Foam and Screws: A Super Combination for Tile Roof Wind Resistance



From the 1950s–1990s, mortar was typically used to set roof tiles on Naples-area homes, but the wind damage caused by the devastating hurricanes of 1992 and 2004 showed the vulnerability of this installation method. Since then, new installation techniques have been introduced that help reduce uplift and improve wind mitigation, in particular foam adhesives and screws.


The main advantages of using foam instead of mortar is that foam is lightweight and provides strong adhesion without any need for putting fastener holes in the roof. An additional, little-known benefit is that foam acts as a pad to cushion foot traffic and expansion/contraction, which lessens the risk of cracked tiles. While foam has shown that it’s a good concept, in practice, this attachment method is not the best answer for several reasons:

  • When foam adhesive is used, the weight of each tile gets transferred to the underlayment, and this can cause the underlayment to slide, leaving open gaps in the roofing.
  • While wind resistance is improved using foam, Florida’s building code still requires that the first row of tiles is mechanically fastened as well, because tile roofs tend to fail around the perimeter where wind uplift is more severe.
  • Fasteners are also necessary on steeply-pitched roofs, because underlayment and tile manufacturers recognize that underlayment can only withstand so much gravitational pull without sliding.


The post-Hurricane Andrew era also saw the introduction of nails and screws to boost wind resistance in tile roof installations. Compared to nails, screws have the advantage of not backing out. Screws also self-seal as they’re driven down through the underlayment, and they transfer the weight of each tile down to the roof’s structure so the underlayment isn’t relied on or made vulnerable to slipping.
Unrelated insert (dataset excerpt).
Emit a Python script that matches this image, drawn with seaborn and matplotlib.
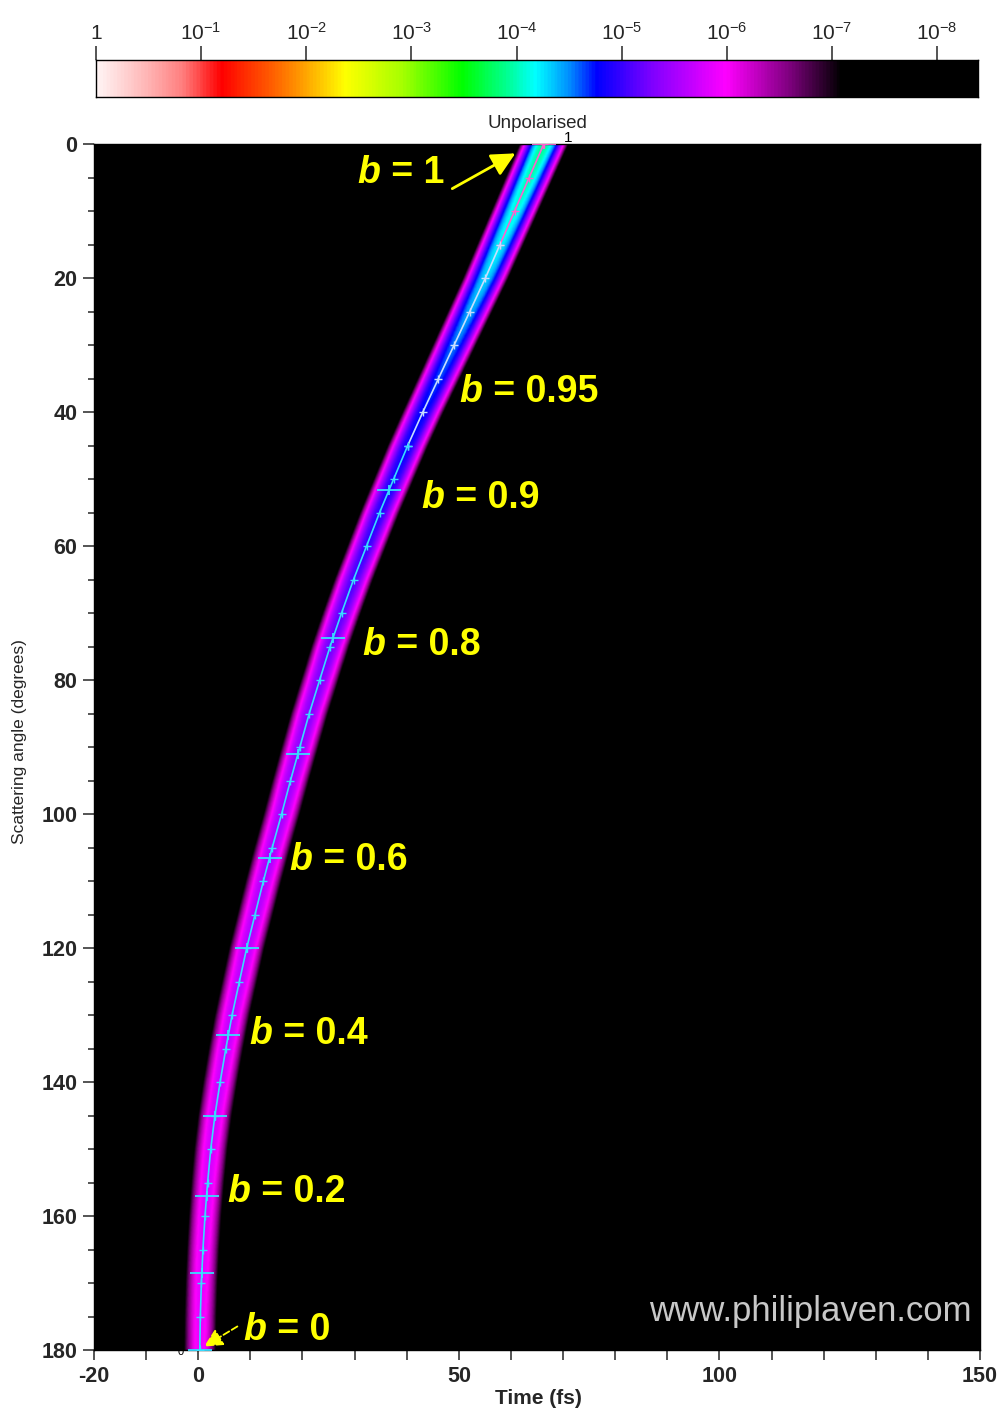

Hybrid Installation Offers The Best of Both Worlds

A truly superb tile roof is installed using a combination of foam adhesive and screws – it has the solid wind resistance and weight transfer provided by screws, which allows greater flexibility in underlayment options. Using foam adhesive at the tiles’ leading edge effectively glues down the area most prone to uplifting. This gives the roof incredible wind uplift resistance plus built-in cushioning against tile breakage. During testing, this hybrid installation method shows the highest wind uplift resistance ever achieved, and it’s capable of withstanding even the most severe hurricane-force winds.